Pinball in the Wall St. Journal

Originally written in the Wall Street Journal.

CUYAHOGA FALLS, Ohio—At the recent Battle at Stonehedge pinball tournament here, Jessie Carduner cursed her ninth-place finish and vowed to get professional help.

“I’m thinking about getting a hypnotist,” said the 51-year-old linguistics professor at Kent State University. Ms. Carduner, who is 4 feet 10 inches tall and wears high heels so she can get a better view of the game, says she practices up to 30 hours a week but gets jittery at competitions.

She is one of a growing legion of fans powering a pinball renaissance. They are drawn by snazzier machines, trickier games and a new ranking system that compares players from all over the world. Leagues and tournaments like the one in which Ms. Carduner competed are mushrooming.

The International Flipper Pinball Association in New York now counts 27,000 ranked players, up from 500 eight years ago, and 1,600 tournaments a year, up from 50. Though half the players are from the U.S., aficionados span the globe, from Norway to New Zealand.

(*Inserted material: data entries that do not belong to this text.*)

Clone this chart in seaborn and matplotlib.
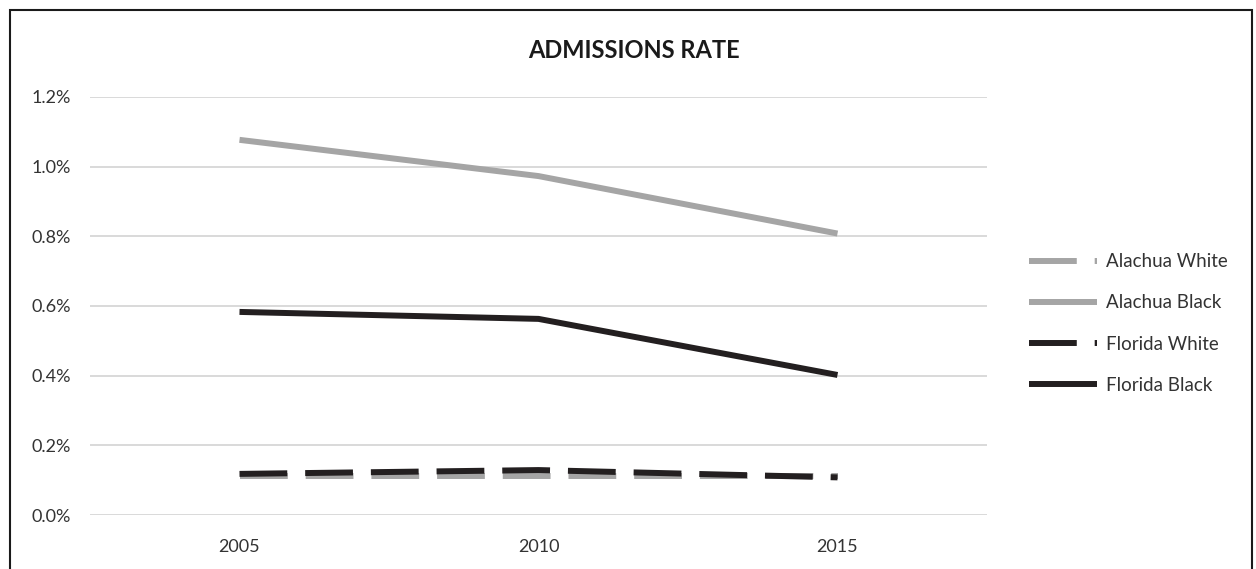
import matplotlib
matplotlib.use('Agg')
import matplotlib.pyplot as plt
import seaborn as sns
import pandas as pd
from matplotlib.patches import Rectangle
from matplotlib.ticker import FuncFormatter


# === Data ===

years = ['2005', '2010', '2015']
series = ['Alachua White', 'Alachua Black', 'Florida White', 'Florida Black']
alachua_white = [0.113, 0.113, 0.113]
alachua_black = [1.077, 0.973, 0.808]
florida_white = [0.118, 0.129, 0.108]
florida_black = [0.583, 0.563, 0.402]

colors = {
    'Alachua White': '#a5a5a5',
    'Alachua Black': '#a5a5a5',
    'Florida White': '#231f20',
    'Florida Black': '#231f20',
}
dashes = {
    'Alachua White': (8, 3),
    'Alachua Black': '',
    'Florida White': (8, 3),
    'Florida Black': '',
}

rows = []
for name, values in zip(series, [alachua_white, alachua_black, florida_white, florida_black]):
    for year, value in zip(years, values):
        rows.append({'year': year, 'rate': value, 'series': name})
data = pd.DataFrame(rows)


# === Setup ===

sns.set_style('white')
plt.rcParams['font.family'] = ['Lato', 'DejaVu Sans']

fig = plt.figure(figsize=(12.56, 5.69), dpi=100)
ax = fig.add_axes([90 / 1256, 1 - 515 / 569, 897 / 1256, 418 / 569])


# === Plot ===

sns.lineplot(
    data=data,
    x='year',
    y='rate',
    hue='series',
    style='series',
    hue_order=series,
    style_order=series,
    palette=colors,
    dashes=dashes,
    lw=4.3,
    legend=False,
    ax=ax,
)
for line in ax.get_lines():
    line.set_solid_capstyle('butt')
    line.set_dash_capstyle('butt')
    line.set_solid_joinstyle('round')

ax.set_xlim(-0.5, 2.5)
ax.set_ylim(0, 1.2)
ax.set_yticks([0, 0.2, 0.4, 0.6, 0.8, 1.0, 1.2])
ax.yaxis.set_major_formatter(FuncFormatter(lambda v, _: f'{v:.1f}%'))
ax.grid(axis='y', color='#d9d9d9', linewidth=1.4)
ax.grid(axis='x', visible=False)
ax.set_axisbelow(True)
sns.despine(ax=ax, left=True, bottom=True)
ax.tick_params(axis='y', length=0, pad=14, labelsize=13, labelcolor='#333333')
ax.tick_params(axis='x', length=0, pad=17, labelsize=13, labelcolor='#333333')
ax.set_xlabel('')
ax.set_ylabel('')

# Legend on the right.
handles = ax.get_lines()[:4]
ax.legend(
    handles, series,
    loc='center left',
    bbox_to_anchor=(1020 / 1256, 1 - 323.5 / 569),
    bbox_transform=fig.transFigure,
    frameon=False,
    borderpad=0,
    fontsize=13.5,
    handlelength=3.63,
    handletextpad=0.48,
    labelspacing=1.29,
    labelcolor='#333333',
)

fig.text(633.5 / 1256, 1 - 51 / 569, 'ADMISSIONS RATE', ha='center', va='center',
         fontsize=17, fontweight='bold', color='#1a1a1a')

# Chart border.
fig.patches.append(Rectangle((10 / 1256, -0.05), 1242 / 1256, 1.05 - 10 / 569,
                             transform=fig.transFigure, fill=False,
                             edgecolor='#1a1a1a', linewidth=1.5))

fig.savefig('out.png', dpi=100)
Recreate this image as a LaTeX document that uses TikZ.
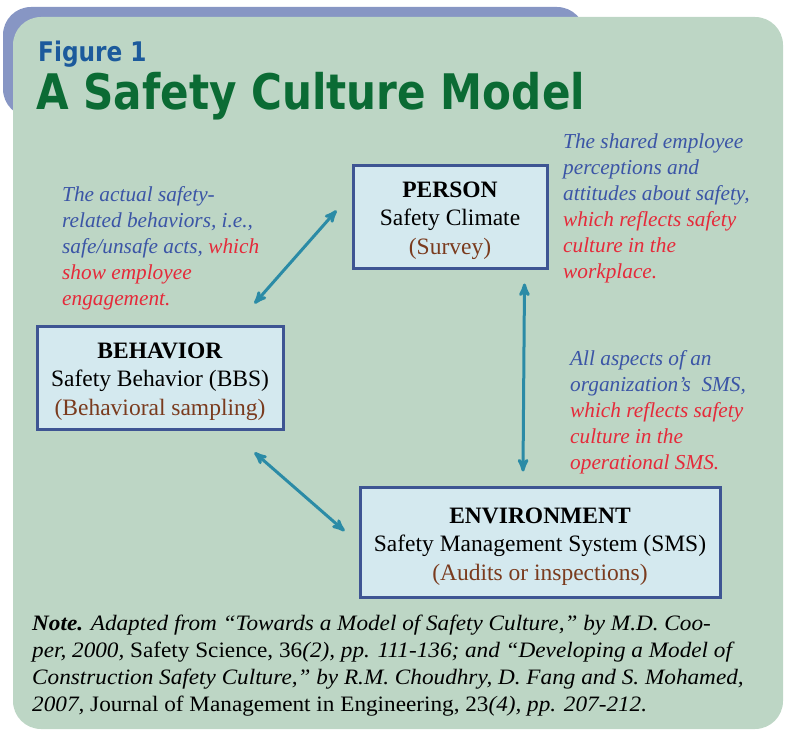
\documentclass[tikz,border=0pt]{standalone}
\usepackage{fontspec}
\setmainfont{Liberation Serif}
\newfontfamily\headfont[FakeStretch=0.86]{DejaVu Sans}
\newfontfamily\sourcefont[FakeStretch=1.055]{Liberation Serif}
\usetikzlibrary{calc}
\usetikzlibrary{arrows}
\definecolor{backblue}{HTML}{8796C4}
\definecolor{panelgreen}{HTML}{BDD6C5}
\definecolor{figblue}{HTML}{1C5A9C}
\definecolor{titlegreen}{HTML}{0B6B34}
\definecolor{boxfill}{HTML}{D4E9EF}
\definecolor{boxline}{HTML}{3E5593}
\definecolor{linkteal}{HTML}{2B8BA6}
\definecolor{annoblue}{HTML}{3B55A6}
\definecolor{annored}{HTML}{E52A3A}
\definecolor{methodbrown}{HTML}{7A3B1E}
\newcommand{\redpart}[1]{\textcolor{annored}{#1}}
\newcommand{\method}[1]{\textcolor{methodbrown}{#1}}
\newcommand{\facethead}[1]{\rule{0pt}{24pt}\textbf{#1}}

\begin{document}
\begin{tikzpicture}[x=1pt, y=-1pt,
  facet/.style={draw=boxline, line width=3pt, fill=boxfill, align=center, inner sep=0pt,
    font=\fontsize{23.5}{28.5}\selectfont},
  remark/.style={align=left, inner sep=0pt, anchor=north west, text=annoblue,
    font=\fontsize{21.3}{26}\selectfont\itshape},
  link/.style={linkteal, line width=3pt, <->, >=stealth'}]
\useasboundingbox (0,0) rectangle (787,733);
% panel behind the figure
\fill[backblue, rounded corners=28pt] (3,7) rectangle (585,117);
\fill[panelgreen, rounded corners=28pt] (13,17) rectangle (783,729);
% headings
\node[anchor=base west, inner sep=0pt, text=figblue, font=\headfont\bfseries\fontsize{27}{30}\selectfont]
  (fig) at (38,62) {Figure 1};
\node[anchor=base west, inner sep=0pt, text=titlegreen, font=\headfont\bfseries\fontsize{49}{52}\selectfont]
  (title) at (36,110) {A Safety Culture Model};
% the three facets
\node[facet, minimum width=194pt, minimum height=103pt] (person) at (450,216.5)
  {\facethead{PERSON}\\Safety Climate\\\method{(Survey)}};
\node[facet, minimum width=246pt, minimum height=103pt] (behavior) at (160,377.5)
  {\facethead{BEHAVIOR}\\Safety Behavior (BBS)\\\method{(Behavioral sampling)}};
\node[facet, minimum width=360pt, minimum height=110pt] (environment) at (540,542)
  {\facethead{ENVIRONMENT}\\Safety Management System (SMS)\\\method{(Audits or inspections)}};
% links
\draw[link] ($(behavior.north east)+(-30,-21)$) -- ($(person.west)+(-15,-6)$);
\draw[link] ($(behavior.south east)+(-30,22)$) -- ($(environment.west)+(-14,-11)$);
\draw[link] ($(person.south east)+(-24,14)$) -- ($(environment.north)+(-17,-14)$);
% remarks
\node[remark] (behaviornote) at (62,186)
  {The actual safety-\\related behaviors, i.e.,\\safe/unsafe acts, \redpart{which}\\
   \redpart{show employee}\\\redpart{engagement.}};
\node[remark] (personnote) at (563,134)
  {The shared employee\\perceptions and\\attitudes about safety,\\
   \redpart{which reflects safety}\\\redpart{culture in the}\\\redpart{workplace.}};
\node[remark] (environmentnote) at (570,350)
  {All aspects of an\\organization’s \ SMS,\\\redpart{which reflects safety}\\
   \redpart{culture in the}\\\redpart{operational SMS.}};
% source note
\node[anchor=north west, align=left, inner sep=0pt, font=\sourcefont\fontsize{22}{27}\selectfont\itshape]
  (source) at (32,615)
  {\textbf{Note.} Adapted from “Towards a Model of Safety Culture,” by M.D. Coo-\\
   per, 2000, \textup{Safety Science, 36}(2), pp. 111-136; and “Developing a Model of\\
   Construction Safety Culture,” by R.M. Choudhry, D. Fang and S. Mohamed,\\
   2007, \textup{Journal of Management in Engineering, 23}(4), pp. 207-212.};
\end{tikzpicture}
\end{document}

Pinball, which grew out of an 18th-century French variation of billiards known as bagatelle, had its heyday in the 1970s, becoming a fixture in arcades and malls. Players controlled flippers to whack around steel balls, racking up points by hitting targets. But with the emergence of videogames in the 1980s, pinball faded in popularity, kept alive by a cult following of fans.